Yesterday Ed Miliband chose to focus on housing benefit at PMQs and play the long game. However the tactic appears to have borne fruit already, as the coalition’s housing policies have dominated today’s media coverage.

Ken Livingstone was on the Today Programme this morning, talking about what he called the “human tragedy” of housing in London:

Ken Livingstone“House prices in London are just completely unreal, someone earning £70,000 can’t afford to buy a home, either you cap the rents – which I’d like to see instead of subsidising landlords – or we’re going to see thousands of people displaced from central London.”

“We know London councils are starting to make block bookings at bed and breakfast places along the south coast, many of those areas haven’t got the school places or social care support that will be needed.”

Later today, in response to Boris Johnson’s bizarre u-turn on coalition housing policy, Livingstone commented:

“Boris Johnson’s chaos over the Government’s disastrous plans to cap housing benefit demonstrates his complete inability to put the interests of Londoners first before the interests of the Conservative Party and his own self interest.”

“Boris Johnson cannot make his mind up between condemning changes to housing benefits or a robust defence of the Government just hours later. Because he is a Conservative he will always be under pressure to put his government before the interests of London.”

Shadow communities and local government secretary Caroline Flint described the coalition’s housing policy as a “hammer blow” to families and the construction industry:

Caroline Flint“One minister had already been hauled before the Commons for getting his facts wrong. Today figures produced by his own department show that the Housing Minister doesn’t even know how many homes have been built.”

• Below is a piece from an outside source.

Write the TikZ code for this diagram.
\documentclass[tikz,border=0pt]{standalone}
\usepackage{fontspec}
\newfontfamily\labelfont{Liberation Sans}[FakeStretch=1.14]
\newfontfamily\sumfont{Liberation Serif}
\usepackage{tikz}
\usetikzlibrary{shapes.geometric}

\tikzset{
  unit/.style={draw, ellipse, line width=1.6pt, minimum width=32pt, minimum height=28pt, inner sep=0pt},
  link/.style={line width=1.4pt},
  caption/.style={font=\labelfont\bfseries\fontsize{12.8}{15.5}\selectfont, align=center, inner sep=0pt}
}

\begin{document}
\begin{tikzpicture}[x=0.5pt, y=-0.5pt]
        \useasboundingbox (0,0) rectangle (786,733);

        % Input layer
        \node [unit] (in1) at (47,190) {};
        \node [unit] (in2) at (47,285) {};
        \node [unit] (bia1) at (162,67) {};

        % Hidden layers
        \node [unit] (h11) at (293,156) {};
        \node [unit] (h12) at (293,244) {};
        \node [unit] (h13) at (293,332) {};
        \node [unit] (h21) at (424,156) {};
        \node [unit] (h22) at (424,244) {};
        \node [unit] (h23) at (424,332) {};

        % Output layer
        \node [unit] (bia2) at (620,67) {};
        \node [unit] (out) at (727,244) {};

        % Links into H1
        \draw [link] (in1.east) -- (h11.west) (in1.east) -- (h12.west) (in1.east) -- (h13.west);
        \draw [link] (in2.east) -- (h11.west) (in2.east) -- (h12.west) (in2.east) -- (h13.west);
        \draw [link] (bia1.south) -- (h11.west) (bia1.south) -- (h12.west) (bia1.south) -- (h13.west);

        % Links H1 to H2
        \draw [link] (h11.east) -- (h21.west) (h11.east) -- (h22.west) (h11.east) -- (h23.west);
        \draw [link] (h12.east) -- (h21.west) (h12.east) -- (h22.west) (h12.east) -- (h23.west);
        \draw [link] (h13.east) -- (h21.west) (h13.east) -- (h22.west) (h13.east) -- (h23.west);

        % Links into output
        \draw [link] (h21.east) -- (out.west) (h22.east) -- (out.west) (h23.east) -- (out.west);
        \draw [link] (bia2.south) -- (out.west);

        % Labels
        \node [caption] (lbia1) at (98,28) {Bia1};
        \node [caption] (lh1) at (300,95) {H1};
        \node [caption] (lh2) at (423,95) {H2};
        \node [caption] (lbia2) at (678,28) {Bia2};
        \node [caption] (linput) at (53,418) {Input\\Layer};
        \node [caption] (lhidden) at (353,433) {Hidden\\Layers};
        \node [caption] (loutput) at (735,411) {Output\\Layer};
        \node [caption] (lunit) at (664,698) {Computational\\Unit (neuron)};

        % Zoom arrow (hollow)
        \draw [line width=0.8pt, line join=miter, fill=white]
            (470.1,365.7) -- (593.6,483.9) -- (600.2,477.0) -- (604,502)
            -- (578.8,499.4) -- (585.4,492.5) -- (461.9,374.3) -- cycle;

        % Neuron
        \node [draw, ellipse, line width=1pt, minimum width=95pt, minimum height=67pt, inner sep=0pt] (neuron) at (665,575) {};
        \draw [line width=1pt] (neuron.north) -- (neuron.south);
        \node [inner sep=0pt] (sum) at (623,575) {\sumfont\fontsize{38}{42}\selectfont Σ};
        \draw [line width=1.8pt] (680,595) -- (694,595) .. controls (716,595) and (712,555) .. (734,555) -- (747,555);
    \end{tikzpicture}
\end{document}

“Labour built more than half a million new affordable homes in government and even in the teeth of recession we built more than 50,000 new affordable homes. The scale and severity of the coalition’s cuts to the housing budget have dealt a hammer blow to the hopes of thousands of families trying to get their own home, and to the construction industry, which is vital for our economic recovery. The least we should expect is for them to be straight with people.”

And speaking to Sky News Douglas Alexander was concerned about the impact of housing benefit cuts on people who had lost their jobs, and yet are unable to find alternative employment.

Douglas Alexander Profile“If you look at the package of savings, the Conservatives are trying to take three times as much money off an unemployed person who’s found themselves unable to secure work after a year than over the cap they’re spending all the time talking about.”

“It’s wrong that if somebody has been doing everything they can do get into work, at a time in the economy when five people are chasing every single vacancy, that you decide as this government has, to punish them after a year by cutting ten per cent of the cash they have to pay their rent.”